Set problem
Please return nothing but the lines between the line holding "Write the Plotly code for this chart." and the line holding "import plotly.graph_objects as go", both ends included, without the pictures.

Extracted material
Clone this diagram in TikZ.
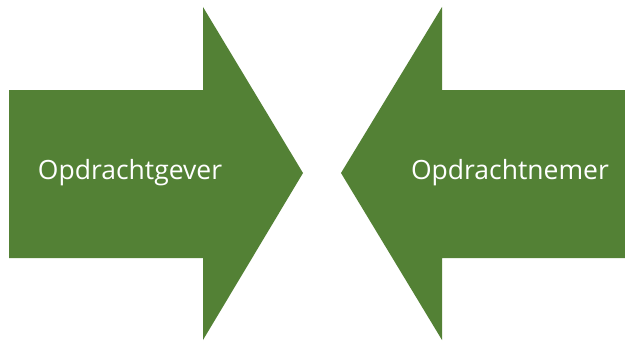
\documentclass[tikz,border=0pt]{standalone}
\usepackage{fontspec}
\setmainfont{Open Sans}
\definecolor{arrowgreen}{RGB}{83,129,53}
\begin{document}
\begin{tikzpicture}[x=1pt,y=1pt,
  arrowshape/.style={fill=arrowgreen,draw=none},
  lbl/.style={text=white,font=\fontsize{26.5}{30}\selectfont,inner sep=0pt}]
\useasboundingbox (0,0) rectangle (625,341);
\fill[white] (0,0) rectangle (625,341);
% left arrow
\path[arrowshape] (9,251) -- (203,251) -- (203,334) -- (303,168) -- (203,1) -- (203,83) -- (9,83) -- cycle;
% right arrow
\path[arrowshape] (625,251) -- (442,251) -- (442,334) -- (341,168) -- (442,1) -- (442,83) -- (625,83) -- cycle;
\node[lbl] (giver) at (130,168) {Opdrachtgever};
\node[lbl] (taker) at (510,168) {Opdrachtnemer};
\end{tikzpicture}
\end{document}
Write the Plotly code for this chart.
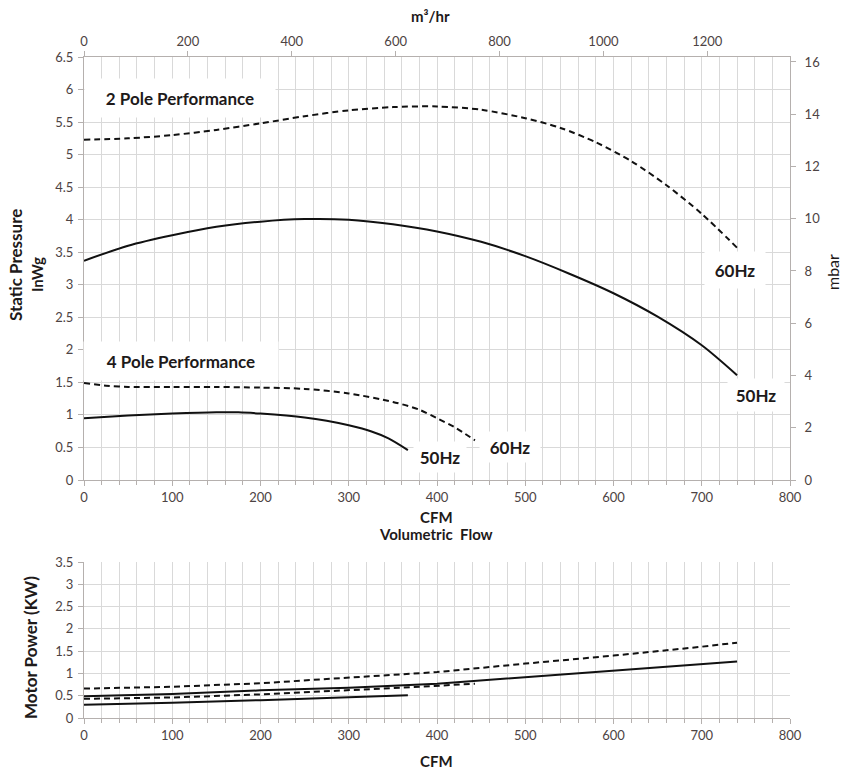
import plotly.graph_objects as go

# ---------------- data ----------------
cfm_2p60 = [0, 50, 100, 150, 200, 250, 300, 350, 400, 450, 500, 540, 580, 620, 660, 700, 740]
sp_2p60 = [5.23, 5.25, 5.30, 5.38, 5.48, 5.59, 5.68, 5.73, 5.74, 5.69, 5.56, 5.41, 5.19, 4.90, 4.53, 4.09, 3.57]

cfm_2p50 = [0, 50, 100, 150, 200, 250, 300, 350, 400, 450, 500, 550, 600, 650, 700, 740]
sp_2p50 = [3.37, 3.60, 3.76, 3.89, 3.97, 4.01, 4.00, 3.93, 3.82, 3.66, 3.44, 3.17, 2.87, 2.51, 2.07, 1.61]

cfm_4p60 = [0, 25, 50, 100, 150, 200, 250, 300, 350, 380, 400, 420, 443]
sp_4p60 = [1.49, 1.45, 1.43, 1.43, 1.43, 1.42, 1.40, 1.33, 1.20, 1.08, 0.95, 0.81, 0.61]

cfm_4p50 = [0, 50, 100, 150, 175, 200, 250, 275, 300, 325, 345, 367]
sp_4p50 = [0.95, 0.99, 1.02, 1.04, 1.04, 1.02, 0.96, 0.91, 0.84, 0.75, 0.64, 0.46]

pw_cfm_2p = [0, 100, 200, 300, 400, 500, 600, 700, 740]
pw_2p60 = [0.66, 0.70, 0.78, 0.90, 1.03, 1.22, 1.40, 1.60, 1.69]
pw_2p50 = [0.49, 0.54, 0.62, 0.68, 0.77, 0.92, 1.06, 1.21, 1.27]
pw_cfm_4p60 = [0, 100, 200, 300, 380, 443]
pw_4p60 = [0.43, 0.46, 0.53, 0.62, 0.70, 0.77]
pw_cfm_4p50 = [0, 100, 200, 300, 367]
pw_4p50 = [0.30, 0.34, 0.40, 0.47, 0.51]

CFM_TO_M3H = 1.699
INWG_TO_MBAR = 2.4908
X_MAX = 800
Y_MAX = 6.5

# ---------------- layout helpers ----------------
W, H = 843, 772
def px(x):
    return x / W
def py(y):
    return 1 - y / H

FONT = "Lato"
TICK_COLOR = "#4d4343"
GRID = "#d9d9d9"
AXLINE = "#b5b0ae"
TXT = "#1e1a1a"
DASH = "6px,4px"

fig = go.Figure()

def add_line(x, y, dashed, xa="x", ya="y", spline=True):
    fig.add_trace(go.Scatter(
        x=x, y=y, mode="lines", xaxis=xa, yaxis=ya,
        line=dict(color="#111111", width=2, dash=DASH if dashed else "solid",
                  shape="spline" if spline else "linear", smoothing=0.8),
        showlegend=False, hoverinfo="skip"))

add_line(cfm_2p60, sp_2p60, True)
add_line(cfm_2p50, sp_2p50, False)
add_line(cfm_4p60, sp_4p60, True)
add_line(cfm_4p50, sp_4p50, False)

# empty trace for secondary axes
fig.add_trace(go.Scatter(x=[], y=[], xaxis="x2", yaxis="y2", showlegend=False))

add_line(pw_cfm_2p, pw_2p60, True, "x3", "y3", False)
add_line(pw_cfm_2p, pw_2p50, False, "x3", "y3", False)
add_line(pw_cfm_4p60, pw_4p60, True, "x3", "y3", False)
add_line(pw_cfm_4p50, pw_4p50, False, "x3", "y3", False)

tickfont = dict(family=FONT, size=13, color=TICK_COLOR)

top_dom_y = [py(480), py(57)]
bot_dom_y = [py(718), py(562)]
dom_x = [px(84), px(790)]

common_x = dict(
    range=[0, X_MAX], dtick=100, tick0=0, showgrid=True, gridcolor=GRID, gridwidth=1,
    minor=dict(dtick=20, showgrid=True, gridcolor=GRID, gridwidth=1, ticks="outside",
               ticklen=4, tickcolor=AXLINE),
    showline=True, linecolor=AXLINE, linewidth=1, ticks="outside", ticklen=5,
    tickcolor=AXLINE, tickfont=tickfont, zeroline=False, automargin=False,
)

common_y = dict(showgrid=True, gridcolor=GRID, showline=True, linecolor=AXLINE,
                ticks="outside", ticklen=5, tickcolor=AXLINE, tickfont=tickfont,
                zeroline=False, ticklabelstandoff=2, automargin=False)

fig.update_layout(
    template="none",
    width=W, height=H,
    margin=dict(l=0, r=0, t=0, b=0, autoexpand=False),
    paper_bgcolor="white", plot_bgcolor="white",
    font=dict(family=FONT),
    showlegend=False,
    xaxis=dict(domain=dom_x, anchor="y", **common_x),
    yaxis=dict(domain=top_dom_y, anchor="x", range=[0, Y_MAX], dtick=0.5, **common_y),
    xaxis2=dict(overlaying="x", side="top", anchor="y", range=[0, X_MAX * CFM_TO_M3H],
                dtick=200, tick0=0, showgrid=False, showline=True, linecolor=AXLINE,
                ticks="outside", ticklen=5, tickcolor=AXLINE, tickfont=tickfont,
                zeroline=False, automargin=False),
    yaxis2=dict(overlaying="y", side="right", anchor="x", range=[0, Y_MAX * INWG_TO_MBAR],
                dtick=2, tick0=0, showgrid=False, showline=True, linecolor=AXLINE,
                ticks="outside", ticklen=5, tickcolor=AXLINE, tickfont=tickfont,
                zeroline=False, ticklabelstandoff=6, automargin=False),
    xaxis3=dict(domain=dom_x, anchor="y3", **common_x),
    yaxis3=dict(domain=bot_dom_y, anchor="x3", range=[0, 3.5], dtick=0.5, **common_y),
)

ann = []
def label(text, x, y, size=17, bold=True, w=None, h=None, bg=None, angle=0, color=TXT):
    d = dict(text=f"<b>{text}</b>" if bold else text, x=px(x), y=py(y), xref="paper", yref="paper",
             showarrow=False, xanchor="center", yanchor="middle", textangle=angle,
             font=dict(family=FONT, size=size, color=color))
    if w is not None:
        d["width"] = w
    if h is not None:
        d["height"] = h
    if bg is not None:
        d["bgcolor"] = bg
    ann.append(d)

# panel labels with white boxes
label("2 Pole Performance", 180, 98, size=17, w=188, h=36, bg="white")
label("4 Pole Performance", 181, 361, size=17, w=192, h=36, bg="white")
label("60Hz", 735, 270, size=17, w=58, h=34, bg="white")
label("50Hz", 756, 395, size=17, w=54, h=30, bg="white")
label("50Hz", 440, 457, size=17, w=50, h=28, bg="white")
label("60Hz", 510, 447, size=17, w=58, h=28, bg="white")

# axis titles
label("m³/hr", 430, 16, size=15)
label("CFM", 436, 517, size=15)
label("Volumetric  Flow", 436, 534, size=15)
label("Static Pressure", 15, 265, size=17, angle=-90)
label("InWg", 37, 275, size=15, angle=-90)
label("mbar", 833, 272, size=16, bold=False, angle=-90)
label("Motor Power (KW)", 30, 648, size=17, angle=-90)
label("CFM", 436, 761, size=15)

fig.update_layout(annotations=ann)

fig.write_html("out.html", config={"displayModeBar": False},
               post_script="document.body.style.margin='0';document.body.style.overflow='hidden';")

Problem solution
Write the Plotly code for this chart.
import plotly.graph_objects as go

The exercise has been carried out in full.